A recent episode of The Mom Hour hit on something that I’ve been thinking about and that is how we are all navigating this differently. In my personal opinion I feel that we should all be continuing to minimize our time out in the world. At the same time I also want the hardship of shuttered businesses to end so that people can get back to work. I also empathize with the feelings of being cooped up and isolated. Therefore I actively look upon the people venturing out more than we are with understanding. We are all navigating an unprecedented time and arriving at different conclusions and comfort levels.
Although I don’t feel judgment towards others I feel...maybe a little envious? I know Orange Theory will be full next week (although at half capacity due to safety measures). I want to be there. I don’t feel comfortable yet going to stores but I want to go back to Trader Joe’s. I would love to take the boys to the public pool when it opens (or anywhere they can burn off energy!) but as of right now I don’t plan to. I’d love to get a haircut. I’m tired of being home too even as this time has had benefits (lots of time together, not feeling busy). It’s unclear what the “rules” really are because it we get conflicting messages between our government and health experts, state to state, and sometimes week to week. I really do think that most people are carefully considering the information and are doing what they think is in the best interest of their family and the community. It looks different for each family. I don’t mean to sound like a martyr and I don’t feel that I am better than anyone else who isn’t staying home. In sharing these thoughts my intention is to be honest about how I’m processing all of this.
I’m grateful that Chris and I are on the same page about staying home. We maintain the mindset that we will not regret taking a more conservative path. We'll consider new information as it's available and modify our behavior accordingly. In looking ahead we are still anticipating the possibility that Chris’s salary will be reduced temporarily. To plan for that we’re saving as much as we can and saving into a savings account instead of an investment account so the money is easy to access. We’re also unsure if Chris will need to return to the office at the end of his parental leave in five weeks or if university employees will still be working virtually. Hopefully he can work from home a few days a week if he is due back in the office.
It’s been interesting that for me being stuck at home is also tied to the fact that I recently had a baby and that I’m breastfeeding. Even without a pandemic I would have been spending a lot of time at home lately. Just last week I was able to go out for a couple hours by myself because I started pumping the week before. In the morning I nursed Maeve, got dressed, and hit the open road so to speak.

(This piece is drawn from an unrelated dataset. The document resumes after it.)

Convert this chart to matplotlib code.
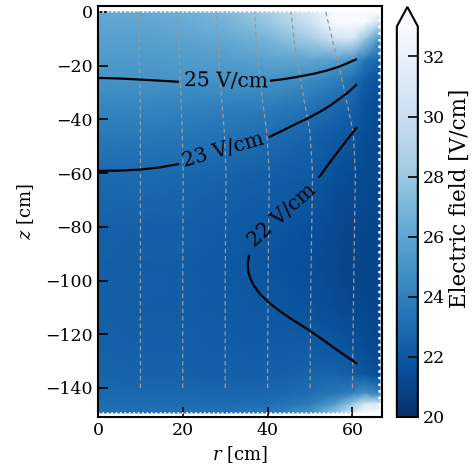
import numpy as np
import matplotlib
matplotlib.use('Agg')
import matplotlib.pyplot as plt

plt.rcParams['font.family'] = 'DejaVu Serif'
plt.rcParams['mathtext.fontset'] = 'dejavuserif'
plt.rcParams['font.size'] = 13

# grid nodes of the field map (cm)
r_nodes = [0, 10, 20, 30, 40, 50, 56, 60, 63, 66.5]
z_nodes = [0, -4, -10, -18, -25, -35, -45, -60, -80, -95, -110, -125, -135, -142, -146, -149.3]

# field values (V/cm), one list per r node, top to bottom in z
e_r0 = [26.2, 26.0, 25.7, 25.3, 25.0, 24.3, 23.7, 22.9, 22.5, 22.4, 22.4, 22.5, 22.6, 22.8, 23.0, 23.3]
e_r10 = [26.2, 26.0, 25.7, 25.3, 25.0, 24.3, 23.7, 22.95, 22.45, 22.35, 22.35, 22.45, 22.55, 22.8, 23.0, 23.3]
e_r20 = [26.5, 26.3, 25.9, 25.4, 25.0, 24.2, 23.6, 22.8, 22.4, 22.3, 22.3, 22.4, 22.5, 22.8, 23.0, 23.4]
e_r30 = [27.1, 26.8, 26.2, 25.5, 25.0, 24.0, 23.4, 22.6, 22.2, 22.1, 22.15, 22.3, 22.4, 22.7, 23.0, 23.4]
e_r40 = [28.4, 27.9, 26.9, 25.8, 25.0, 23.9, 23.1, 22.4, 22.0, 21.85, 22.05, 22.2, 22.4, 22.7, 23.1, 23.7]
e_r50 = [31.0, 30.3, 28.4, 26.0, 24.6, 23.4, 22.6, 22.15, 21.6, 21.5, 21.7, 22.2, 22.6, 23.1, 23.8, 25.0]
e_r56 = [34.0, 33.5, 30.5, 25.7, 24.0, 22.8, 22.2, 21.6, 21.3, 21.2, 21.4, 21.95, 22.6, 23.6, 25.5, 28.0]
e_r60 = [35.0, 34.5, 31.0, 25.0, 23.25, 22.5, 21.95, 21.4, 21.1, 21.0, 21.2, 21.7, 22.3, 24.0, 28.0, 31.0]
e_r63 = [35.0, 33.0, 28.0, 23.6, 22.3, 21.8, 21.5, 21.3, 21.2, 21.1, 21.2, 21.4, 21.9, 25.0, 31.0, 33.0]
e_r66 = [33.0, 30.0, 25.0, 22.6, 21.7, 21.4, 21.3, 21.2, 21.1, 21.1, 21.1, 21.2, 21.5, 24.0, 31.0, 33.0]

# contour lines (label gaps split each line)
c25_left_r = [0, 5, 10, 14.5, 18.8]
c25_left_z = [-24.6, -24.8, -25.2, -25.6, -26.0]
c25_right_r = [40.8, 43.5, 46.3, 48.7, 51, 53.8, 56.5, 58.7, 60.8]
c25_right_z = [-25.6, -25.1, -24.4, -23.7, -23.0, -21.9, -20.6, -19.2, -17.7]
c23_left_r = [0, 5, 9.9, 14.5, 18.9]
c23_left_z = [-59.2, -59.1, -58.7, -57.9, -56.7]
c23_right_r = [40.5, 43.5, 46.7, 50, 53, 55, 57, 59, 60.9]
c23_right_z = [-46.5, -44.2, -41.7, -39.2, -36.6, -34.6, -32.3, -29.9, -27.2]
c22_up_r = [60.9, 58.7, 56.5, 54.3, 52.2]
c22_up_z = [-43.2, -47.7, -52.2, -56.8, -61.4]
c22_low_r = [35.6, 35.3, 35.5, 36.0, 36.8, 38.2, 40.5, 43.0, 45.2, 49.1, 53, 56.5, 60.9]
c22_low_z = [-90.8, -94, -97, -99.5, -102, -105, -108.5, -111.5, -113.9, -117.8, -122, -126, -130.8]

# drift paths (gray dashed)
path_z = [-140, -100, -60, -45, -33, -20, -10, 0]
path_r10 = [10, 10.0, 10.0, 10.0, 10.0, 9.8, 9.7, 9.6]
path_r20 = [20, 20.0, 20.1, 19.9, 19.6, 19.3, 19.0, 18.8]
path_r30 = [30, 30.0, 30.2, 29.8, 29.2, 28.6, 28.3, 28.0]
path_r40 = [40, 40.1, 40.4, 39.8, 38.8, 37.9, 37.3, 36.9]
path_r50 = [50, 50.2, 50.6, 50.0, 48.6, 47.2, 46.2, 45.5]
path_r60 = [60, 60.3, 60.7, 60.2, 58.6, 56.8, 55.2, 53.7]

E = np.array([e_r0, e_r10, e_r20, e_r30, e_r40, e_r50, e_r56, e_r60, e_r63, e_r66]).T
R, Z = np.meshgrid(r_nodes, z_nodes)

fig = plt.figure(figsize=(4.73, 4.73), dpi=100)
ax = fig.add_axes([0.207, 0.1184, 0.6, 0.869])
cax = fig.add_axes([0.839, 0.1184, 0.0444, 0.867])

pc = ax.pcolormesh(R, Z, E, shading='gouraud', cmap='Blues_r', vmin=20, vmax=33, rasterized=True)

# mesh border (dotted)
ax.plot([0, r_nodes[-1]], [0, 0], ls=':', color='white', lw=1.2)
ax.plot([0, r_nodes[-1]], [z_nodes[-1], z_nodes[-1]], ls=':', color='white', lw=1.2)
ax.plot([r_nodes[-1] - 0.3, r_nodes[-1] - 0.3], [0, z_nodes[-1]], ls=':', color='white', lw=1.8)

for pr in [path_r10, path_r20, path_r30, path_r40, path_r50, path_r60]:
    ax.plot(pr, path_z, color='0.6', lw=0.9, ls=(0, (3.5, 2.5)))

for cr, cz in [(c25_left_r, c25_left_z), (c25_right_r, c25_right_z),
               (c23_left_r, c23_left_z), (c23_right_r, c23_right_z),
               (c22_up_r, c22_up_z), (c22_low_r, c22_low_z)]:
    ax.plot(cr, cz, color='black', lw=1.6)

ax.text(30.3, -26.0, '25 V/cm', fontsize=14.5, ha='center', va='center', rotation=-1)
ax.text(29.5, -51.6, '23 V/cm', fontsize=14.5, ha='center', va='center', rotation=16)
ax.text(43.4, -75.8, '22 V/cm', fontsize=14.5, ha='center', va='center', rotation=42)

ax.set_xlim(0, 66.9)
ax.set_ylim(-150.8, 2.2)
ax.set_xticks([0, 20, 40, 60])
ax.set_yticks([0, -20, -40, -60, -80, -100, -120, -140])
ax.set_xlabel('$r$ [cm]')
ax.set_ylabel('$z$ [cm]', labelpad=7)
ax.tick_params(direction='in', length=7, width=1.2, labelsize=12.5)
for s in ax.spines.values():
    s.set_linewidth(1.5)

cb = fig.colorbar(pc, cax=cax, extend='max')
cb.set_ticks([20, 22, 24, 26, 28, 30, 32])
cb.ax.tick_params(direction='in', length=7, width=1.2, labelsize=12.5)
cb.outline.set_linewidth(1.5)
cb.set_label('Electric field [V/cm]', fontsize=15.5)
cb.ax.yaxis.set_label_coords(2.5, 0.56)

fig.savefig('out.png', dpi=100)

I got takeout coffee and breakfast, listened to a new podcast, and drove to my parents' house in Chandler to check on a couple things for them. It was so nice to have somewhere to go and a purpose for going there!
We’re heading into summer which looks pretty much the same as the final weeks of the school year. I plan to keep the boys on a flexible structure of daily learning, or perhaps just Monday through Thursday. I plan to sign each of them up for an online summer class through our school district (I'm going to call it summer camp though; it's all about how you sell it!) and supplement with some workbooks. I have a beautiful plan and structure in my head. I wonder how likely it is that it will all go as I’m envisioning...? Since so many things are going according to plan lately. Oof!
I'd love to hear how you are feeling about venturing out and, if you're a parent with kids still in school, what you've heard from your school district if anything. I hope you are finding ways to keep your spirits lifted and to stay connected with others.